Optimizing the efficiency of building air conditioning operation through weather forecasts
Text by DEF 2024/06

When it comes to reducing the energy consumption of air conditioning, the most common method is to replace old equipment. However, with energy efficiency improving year by year, it's not feasible to spend a large amount of money annually to switch to higher-performing air conditioning systems. The challenge, therefore, lies in maintaining a good coefficient of performance (COP) for existing air conditioning equipment.
Weather forecasts play an important role in building decarbonization.

In recent years, the Delta Electronics Foundation has been experimenting with using weather forecasts to manage building air conditioning systems, employing this innovative approach to overcome energy consumption challenges. Under the collaboration with Delta Chungli Plant 5 and the International Climate Development Institute, the daily cooling demand of the buildings in Chungli Plant 5 is calculated by combining the numerical forecast regional model of the Central Weather Administration and the weather parameters such as temperature and humidity measured by the environmental monitoring sensors.
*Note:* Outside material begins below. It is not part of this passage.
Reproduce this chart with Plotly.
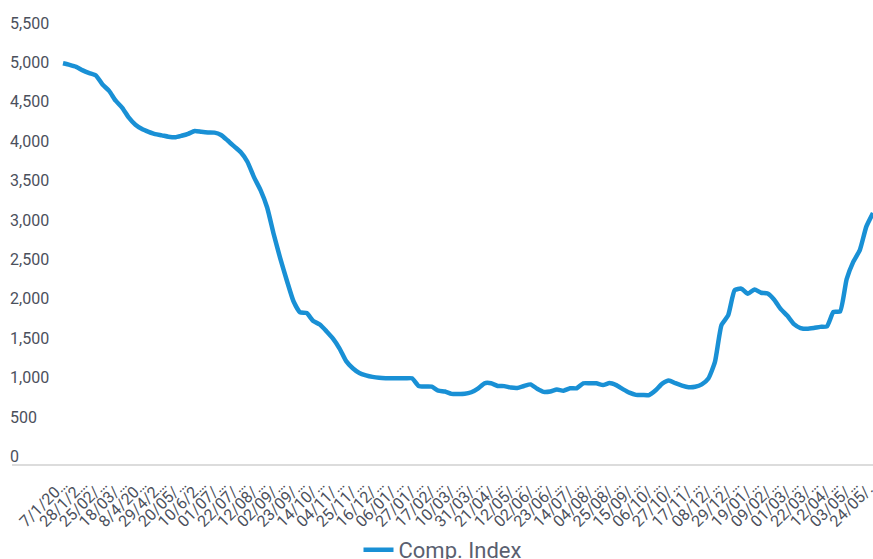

This data is used to calculate the daily cooling demand for Chungli Plant 5, determining the number of chiller tons needed each day to avoid low efficiency.
Delta Chungli Plant 5 reduced energy consumption by 18% through adjusting the operation of the chillers  according to weather forecasts​.

For example, after a series of tests, the team found that when the weather forecast predicts a maximum temperature above 33°C and an average temperature above 32.5°C in the morning, two 900-ton chillers need to be activated to meet the cooling demand of Chungli Plant 5. However, if the maximum and average temperatures are each below 33°C and 32.5°C respectively, only one 900-ton and one 400-ton chiller are required to sufficiently handle the cooling demand. After the autumn, when the maximum and average temperatures exceed 19°C, one 900-ton chiller is still needed. However, if the temperatures fall below this value, a single 400-ton chiller is sufficient to meet the cooling demand of the plant.

In addition, the team utilized weather forecasts to calculate the melting efficiency of the ice storage system and determine the optimal start time for the day. This helped reduce the energy consumption of the chillers during daytime operations. After five months of automated scheduling control, the two systems have enabled Chungli Plant 5 to achieve an estimated total energy savings of over 260,000kWh, with a total energy reduction rate of 18%, without the need to replace energy-consuming equipment.

In the past, the team has also used the same method to help the National Museum of Marine Science & Technology reduce its peak electricity usage during the summer. When the weather is hot, the venue will start the chillers at 7 a.m. to pre-cool the museum. By doing this, they avoid the need for the chillers to operate at high speeds during the peak electricity consumption period at noon. As a result, the venue managed to reduce its contracted capacity surcharge by 20% and peak summer electricity consumption by 10%.

In spring and autumn, adjustments to the operation of the chillers were made based on weather forecasts. However, as the weather gradually cools during these seasons, the focus shifted from when to start the air conditioner to how many tons of capacity are needed. Originally, the museum used a more energy-intensive 500-ton chillers. However, after consulting meteorological data, we found that a 200-ton chiller unit would be sufficient for cooling the museum in autumn. Operating in this manner, they were able to reduce electricity consumption and costs by up to 30% each!

From these cases, it can be seen that by making good use of weather forecasts, not only can electricity be saved and carbon emissions reduced, but also electricity expenses can be lowered. And once the air conditioning usage is reduced, the energy-saving effect is immediately reflected on the electricity bill. Isn't it worth considering such a quick and optimized method for improving the efficiency of building air conditioning?